University of Strathclyde and Kelvingrove Museum & Art Gallery, Glasgow June 18th & 19th 2013
CALL FOR PAPERS
The relationship between literature and the visual arts has a long and complex history which includes poets responses to iconic works of art such as Keats’s ‘Ode on a Grecian Urn’ and notable collaborations between artists and poets such as those between Auden and Henry Moore and, more recently, Philip Gross and Simon Denison. Beyond poetry, the tales of Saki and Vernon Lee and the fiction of A. S. Byatt feature descriptions of fictional works of art.
This AHRC sponsored conference responds to a renewed interest among both theorists and practitioners, an interest signaled by a rise in ‘picture poems’, numerous collaborations between poets and artists and a recent crop of critical books on poetry and the visual arts by, among others, Stephen Cheeke, David Kennedy and Liliane Louvel.
Writing into Art is aimed particularly at poets and writers in general interested in ekphrasis and at visual artists whose work involves the use of text. While the emphasis will be on practice-led responses to the visual arts, academics with an interest in experimental theoretical models are also welcome. Papers may be in traditional academic format but we are happy to consider alternative approaches such as brief presentations of work in progress accompanied by critical reflection. We would be particularly interested in joint papers on artist/poet collaborations.
Keynote speakers will include the award winning American poet and translator, Cole Swensen noted for her response to the visual art traditions of America and France and British poet and critic, David Kennedy whose most recent book The Ekphrastic Encounter in Contemporary British Poetry and Elsewhere surveys contemporary poetry that responds to the visual arts from a range of theoretical perspectives.
The conference programme combines critical and creative practice. The afternoon of the second day of the conference will be devoted to two practice-based workshops that will elicit responses to the collections at Kelvingrove Museum and Art Gallery, one led by Cole Swensen, the other by a leading British artist.

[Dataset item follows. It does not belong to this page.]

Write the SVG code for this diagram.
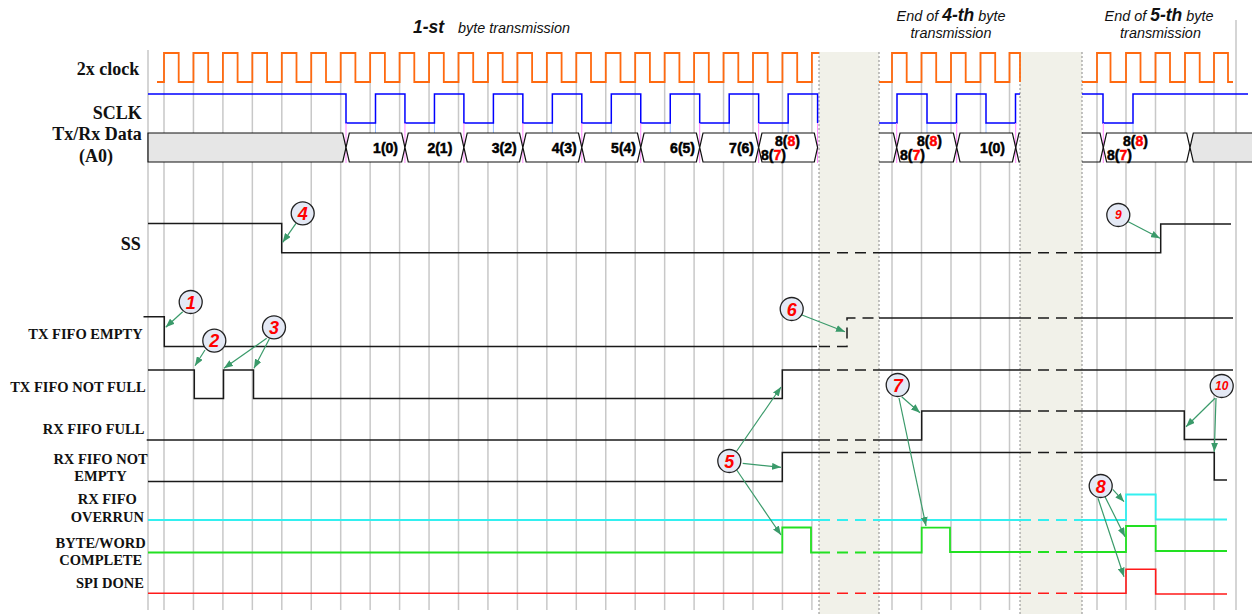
<svg xmlns="http://www.w3.org/2000/svg" width="1252" height="614" viewBox="0 0 1252 614">
<style>
.grid{stroke:#c8c8c8;stroke-width:1.5;fill:none}
.dot{stroke:#8a8a8a;stroke-width:1;stroke-dasharray:2 2;fill:none}
.shade{fill:#f1f1e9}
.sig{stroke:#1a1a1a;stroke-width:1.5;fill:none}
.dash{stroke-dasharray:11 7}
.clk{stroke:#ff6a10;stroke-width:1.8;fill:none}
.sclk{stroke:#0000ff;stroke-width:1.5;fill:none}
.cyan{stroke:#33f0f0;stroke-width:1.8;fill:none}
.green{stroke:#22e022;stroke-width:1.8;fill:none}
.red{stroke:#ff1a1a;stroke-width:1.6;fill:none}
.box{stroke:#111;stroke-width:1.2;fill:#fff}
.gbox{stroke:#111;stroke-width:1.2;fill:#e6e6e6}
.open{stroke:#111;stroke-width:1.2;fill:none}
.pink{stroke:#ff88ff;stroke-width:1}
.lb{stroke:#99bbff;stroke-width:1}
.lbl{font-family:"Liberation Serif","Times New Roman",serif;font-weight:bold;fill:#111}
.dat{font-family:"Liberation Sans",Arial,sans-serif;font-weight:bold;font-size:14px;fill:#000;stroke:#000;stroke-width:0.5}
.r{fill:#ff0000;stroke:#ff0000}
.ttl{font-family:"Liberation Sans",Arial,sans-serif;font-style:italic;font-size:14.4px;fill:#111}
.bi{font-weight:bold;font-size:17.5px}
.circ{fill:#e4e9f5;stroke:#222;stroke-width:1.3}
.num{font-family:"Liberation Sans",Arial,sans-serif;font-weight:bold;font-style:italic;font-size:18px;fill:#ff0000;text-anchor:middle}
.sm{font-size:12px}
.arr{stroke:#3a9a6a;stroke-width:1.2;fill:none;marker-end:url(#ah)}
</style>
<defs>
<marker id="ah" viewBox="0 0 9 7" refX="9" refY="3.5" markerWidth="9" markerHeight="7" markerUnits="userSpaceOnUse" orient="auto">
<path d="M0,0 L9,3.5 L0,7 z" fill="#3a9a6a"/>
</marker>
</defs>
<rect width="1252" height="614" fill="#fff"/>

<g id="background">
<rect class="shade" x="819" y="52" width="60" height="562"/>
<rect class="shade" x="1020" y="52" width="62" height="562"/>
<path class="grid" d="M148,50V610 M164,52V610 M193.45,52V610 M222.9,52V610 M252.35,52V610 M281.8,52V610 M311.25,52V610 M340.7,52V610 M370.15,52V610 M399.6,52V610 M429.05,52V610 M458.5,52V610 M487.95,52V610 M517.4,52V610 M546.85,52V610 M576.3,52V610 M605.75,52V610 M635.2,52V610 M664.65,52V610 M694.1,52V610 M723.55,52V610 M753,52V610 M782.45,52V610 M811.9,52V610 M892,52V610 M921.5,52V610 M951,52V610 M980.5,52V610 M1009.5,52V610 M1097,52V610 M1126,52V610 M1155.5,52V610 M1185,52V610 M1214,52V610 M1236,20V610"/>
<path class="dot" d="M819,52V614 M879,52V614 M1020,52V614 M1082,52V614"/>
</g>

<g id="titles">
<text class="ttl" x="413" y="33"><tspan class="bi" font-size="17px">1-st</tspan><tspan x="458">byte transmission</tspan></text>
<text class="ttl" x="951" y="20.7" text-anchor="middle">End of <tspan class="bi">4-th</tspan> byte</text>
<text class="ttl" x="951" y="38.3" text-anchor="middle">transmission</text>
<text class="ttl" x="1159" y="20.7" text-anchor="middle">End of <tspan class="bi">5-th</tspan> byte</text>
<text class="ttl" x="1160.5" y="38.3" text-anchor="middle">transmission</text>
</g>

<g id="clock">
<text class="lbl" x="139.3" y="75" font-size="18" text-anchor="end">2x clock</text>
<path class="clk" d="M157,82 H164 V53 H178.7 V82 H193.45 V53 H208.2 V82 H222.9 V53 H237.6 V82 H252.35 V53 H267.1 V82 H281.8 V53 H296.5 V82 H311.25 V53 H326 V82 H340.7 V53 H355.4 V82 H370.15 V53 H384.9 V82 H399.6 V53 H414.3 V82 H429.05 V53 H443.8 V82 H458.5 V53 H473.2 V82 H487.95 V53 H502.7 V82 H517.4 V53 H532.1 V82 H546.85 V53 H561.6 V82 H576.3 V53 H591 V82 H605.75 V53 H620.5 V82 H635.2 V53 H649.9 V82 H664.65 V53 H679.4 V82 H694.1 V53 H708.8 V82 H723.55 V53 H738.3 V82 H753 V53 H767.7 V82 H782.45 V53 H797.2 V82 H811.9 V53 H819"/>
<path class="clk" d="M879,82 H892 V53 H906.7 V82 H921.5 V53 H936.2 V82 H951 V53 H965.7 V82 H980.5 V53 H995.2 V82 H1009.5 V53 H1020 V82"/>
<path class="clk" d="M1082,82 H1097 V53 H1110.5 V82 H1126 V53 H1140.5 V82 H1155.5 V53 H1170 V82 H1185 V53 H1199.7 V82 H1214 V53 H1228 V82 H1233"/>
</g>

<g id="sclk">
<text class="lbl" x="141.7" y="119" font-size="18" text-anchor="end">SCLK</text>
<path class="lb" d="M375.5,123V133 M434.45,123V133 M493.4,123V133 M552.35,123V133 M611.3,123V133 M670.25,123V133 M729.2,123V133 M788.15,123V133 M927,123V133 M986,123V133 M1133,123V133"/>
<path class="sclk" d="M148,94 H346 V123 H375.5 V94 H404.95 V123 H434.45 V94 H463.9 V123 H493.4 V94 H522.85 V123 H552.35 V94 H581.8 V123 H611.3 V94 H640.75 V123 H670.25 V94 H699.7 V123 H729.2 V94 H758.65 V123 H788.15 V94 H817.6 V123"/>
<path class="sclk" d="M879,123 H897 V94 H927 V123 H956.5 V94 H986 V123 H1015.5 V94 H1020"/>
<path class="sclk" d="M1082,94 H1103 V123 H1133 V94 H1248"/>
</g>

<g id="data">
<text class="lbl" x="141.7" y="140" font-size="18" text-anchor="end">Tx/Rx Data</text>
<text class="lbl" x="96" y="162" font-size="18" text-anchor="middle">(A0)</text>
<path class="pink" d="M346,123V163 M404.95,123V163 M463.9,123V163 M522.85,123V163 M581.8,123V163 M640.75,123V163 M699.7,123V163 M758.65,123V163 M817.6,123V163 M896.7,123V163 M956.7,123V163 M1015.7,123V163 M1103.3,123V163"/>
<path class="gbox" d="M148,133 H342.7 L346,147.5 L342.7,162 H148 Z"/>
<path class="box" d="M349.3,133 H401.65 L404.95,147.5 L401.65,162 H349.3 L346,147.5 Z"/>
<path class="box" d="M408.25,133 H460.6 L463.9,147.5 L460.6,162 H408.25 L404.95,147.5 Z"/>
<path class="box" d="M467.2,133 H519.55 L522.85,147.5 L519.55,162 H467.2 L463.9,147.5 Z"/>
<path class="box" d="M526.15,133 H578.5 L581.8,147.5 L578.5,162 H526.15 L522.85,147.5 Z"/>
<path class="box" d="M585.1,133 H637.45 L640.75,147.5 L637.45,162 H585.1 L581.8,147.5 Z"/>
<path class="box" d="M644.05,133 H696.4 L699.7,147.5 L696.4,162 H644.05 L640.75,147.5 Z"/>
<path class="box" d="M703,133 H755.35 L758.65,147.5 L755.35,162 H703 L699.7,147.5 Z"/>
<path class="box" d="M761.95,133 H814.3 L817.6,147.5 L814.3,162 H761.95 L758.65,147.5 Z"/>
<path class="open" d="M879,133 H893.4 L896.7,147.5 L893.4,162 H879"/>
<path class="box" d="M900,133 H953.4 L956.7,147.5 L953.4,162 H900 L896.7,147.5 Z"/>
<path class="box" d="M960,133 H1012.4 L1015.7,147.5 L1012.4,162 H960 L956.7,147.5 Z"/>
<path class="open" d="M1020,133 H1019 L1015.7,147.5 L1019,162 H1020"/>
<path class="open" d="M1082,133 H1100 L1103.3,147.5 L1100,162 H1082"/>
<path class="box" d="M1106.6,133 H1186.7 L1190,147.5 L1186.7,162 H1106.6 L1103.3,147.5 Z"/>
<path class="gbox" d="M1252,133 H1193.3 L1190,147.5 L1193.3,162 H1252"/>
<text class="dat" x="398" y="153" text-anchor="end">1(0)</text>
<text class="dat" x="452.3" y="153" text-anchor="end">2(1)</text>
<text class="dat" x="516.7" y="153" text-anchor="end">3(2)</text>
<text class="dat" x="576.7" y="153" text-anchor="end">4(3)</text>
<text class="dat" x="636" y="153" text-anchor="end">5(4)</text>
<text class="dat" x="695" y="153" text-anchor="end">6(5)</text>
<text class="dat" x="754" y="153" text-anchor="end">7(6)</text>
<text class="dat" x="775" y="146">8(<tspan class="r">8</tspan>)</text>
<text class="dat" x="761" y="159.5">8(<tspan class="r">7</tspan>)</text>
<text class="dat" x="917" y="146">8(<tspan class="r">8</tspan>)</text>
<text class="dat" x="900" y="159.5">8(<tspan class="r">7</tspan>)</text>
<text class="dat" x="1005" y="153" text-anchor="end">1(0)</text>
<text class="dat" x="1123" y="146">8(<tspan class="r">8</tspan>)</text>
<text class="dat" x="1107" y="159.5">8(<tspan class="r">7</tspan>)</text>
</g>

<g id="ss">
<text class="lbl" x="140.7" y="250" font-size="18" text-anchor="end">SS</text>
<path class="sig" d="M148,223.5 H281.7 V252.7 H819 M879,252.7 H1020 M1082,252.7 H1160.7 V224 H1231"/>
<path class="sig dash" d="M819,252.7 H879 M1020,252.7 H1082"/>
</g>

<g id="tx-fifo-empty">
<text class="lbl" x="142.7" y="339" font-size="14.5" text-anchor="end">TX FIFO EMPTY</text>
<path class="sig" d="M143.5,316.7 H164.3 V346.5 H817 M879,318 H1020 M1082,318 H1233"/>
<path class="sig dash" d="M819,346.5 H847 V318 H879 M1020,318 H1082"/>
</g>

<g id="tx-fifo-not-full">
<text class="lbl" x="145.7" y="391.7" font-size="14.5" text-anchor="end">TX FIFO NOT FULL</text>
<path class="sig" d="M148,370 H194.3 V398.5 H223.5 V370 H253.5 V398.5 H782.3 V370 H819 M879,370 H1020 M1082,370 H1233"/>
<path class="sig dash" d="M819,370 H879 M1020,370 H1082"/>
</g>

<g id="rx-fifo-full">
<text class="lbl" x="144.3" y="434" font-size="14.5" text-anchor="end">RX FIFO FULL</text>
<path class="sig" d="M146.7,440 H819 M879,440 H921.7 V411 H1020 M1082,411 H1184.3 V439.5 H1227"/>
<path class="sig dash" d="M819,440 H879 M1020,411 H1082"/>
</g>

<g id="rx-fifo-not-empty">
<text class="lbl" x="100.5" y="464" font-size="14.5" text-anchor="middle">RX FIFO NOT</text>
<text class="lbl" x="100.5" y="480.7" font-size="14.5" text-anchor="middle">EMPTY</text>
<path class="sig" d="M148,481.5 H782.3 V452.5 H819 M879,452.5 H1020 M1082,452.5 H1214.3 V480 H1227"/>
<path class="sig dash" d="M819,452.5 H879 M1020,452.5 H1082"/>
</g>

<g id="rx-fifo-overrun">
<text class="lbl" x="107.3" y="504" font-size="14.5" text-anchor="middle">RX FIFO</text>
<text class="lbl" x="107.3" y="521.7" font-size="14.5" text-anchor="middle">OVERRUN</text>
<path class="cyan" d="M148,520 H819 M879,520 H1020 M1082,520 H1126 V494.5 H1155.7 V519.5 H1227"/>
<path class="cyan dash" d="M819,520 H879 M1020,520 H1082"/>
</g>

<g id="byte-word-complete">
<text class="lbl" x="100.7" y="548.3" font-size="14.5" text-anchor="middle">BYTE/WORD</text>
<text class="lbl" x="100.7" y="565" font-size="14.5" text-anchor="middle">COMPLETE</text>
<path class="green" d="M148,552.5 H782.3 V527.5 H811 V552.5 H819 M879,552.5 H921.7 V527.7 H950 V552 H1020 M1082,552 H1126 V526 H1155.7 V551 H1227"/>
<path class="green dash" d="M819,552.5 H879 M1020,552 H1082"/>
</g>

<g id="spi-done">
<text class="lbl" x="144" y="588.3" font-size="14.5" text-anchor="end">SPI DONE</text>
<path class="red" d="M148,593.3 H819 M879,593.3 H1020 M1082,593.3 H1126 V569.3 H1155.7 V594 H1227"/>
<path class="red dash" d="M819,593.3 H879 M1020,593.3 H1082"/>
</g>

<g id="connectors">
<path class="arr" d="M182.7,311.7 L165.7,327.3"/>
<path class="arr" d="M205,350 L195,365.7"/>
<path class="arr" d="M266.7,338.3 L224,368.3"/>
<path class="arr" d="M269.3,339 L254,368.3"/>
<path class="arr" d="M296,223.3 L282.7,242.3"/>
<path class="arr" d="M736.7,451 L781,387"/>
<path class="arr" d="M742.7,463.3 L781,467.3"/>
<path class="arr" d="M736.7,470 L781,535"/>
<path class="arr" d="M802,315 L845,331.7"/>
<path class="arr" d="M901.7,396.7 L920,412.7"/>
<path class="arr" d="M899,398 L926,526"/>
<path class="arr" d="M1112.7,489.3 L1124,501.7"/>
<path class="arr" d="M1105,496.7 L1125,536.7"/>
<path class="arr" d="M1098,498.3 L1124,576.7"/>
<path class="arr" d="M1128.3,221.7 L1160,238.3"/>
<path class="arr" d="M1215,398.3 L1186,426.7"/>
<path class="arr" d="M1216,398 L1214.3,451.7"/>
</g>

<g id="callout-1"><circle class="circ" cx="190.7" cy="302" r="11.5"/><text class="num" x="190.7" y="308.5">1</text></g>
<g id="callout-2"><circle class="circ" cx="214.3" cy="340.7" r="11.5"/><text class="num" x="214.3" y="347.2">2</text></g>
<g id="callout-3"><circle class="circ" cx="274" cy="327.3" r="11.5"/><text class="num" x="274" y="333.8">3</text></g>
<g id="callout-4"><circle class="circ" cx="302.7" cy="213.3" r="11.5"/><text class="num" x="302.7" y="219.8">4</text></g>
<g id="callout-5"><circle class="circ" cx="729.3" cy="461" r="11.5"/><text class="num" x="729.3" y="467.5">5</text></g>
<g id="callout-6"><circle class="circ" cx="791.7" cy="309" r="11.5"/><text class="num" x="791.7" y="315.5">6</text></g>
<g id="callout-7"><circle class="circ" cx="897.7" cy="385" r="11.5"/><text class="num" x="897.7" y="391.5">7</text></g>
<g id="callout-8"><circle class="circ" cx="1100.7" cy="486" r="11.5"/><text class="num" x="1100.7" y="492.5">8</text></g>
<g id="callout-9"><circle class="circ" cx="1118.3" cy="215" r="11.5"/><text class="num sm" x="1118.3" y="219.3">9</text></g>
<g id="callout-10"><circle class="circ" cx="1221.7" cy="386" r="11.5"/><text class="num sm" x="1221.7" y="390.3">10</text></g>
</svg>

Potential topics for papers might include but are not limited to:
>Ekphrasis as practice-led research
>Visual art that 'reads' poetry
>Ekphrasis and craft
>Ekphrasis and form
>Ekphrasis as translation
>Ekphrasis and new media
>Ekphrasis and pedagogy
>Ekphrasis and the poetic sequence
>Artist/poet collaborations: challenges and rewards
>The role of works of art in art in modern and contemporary fiction.
Proposals for 20 minute papers exploring aspects of ekphrasis are invited. Please send abstracts of no more than 600 words plus a short biography to email@example.com
Deadline for abstracts is 5 January 2013. We will inform participants of acceptance by 1 February.
To encourage postgraduate participation a prize of £100 will be awarded to each of the three best abstracts submitted by a postgraduate student. Please include details of your University or College affiliation and your student registration number in your biography.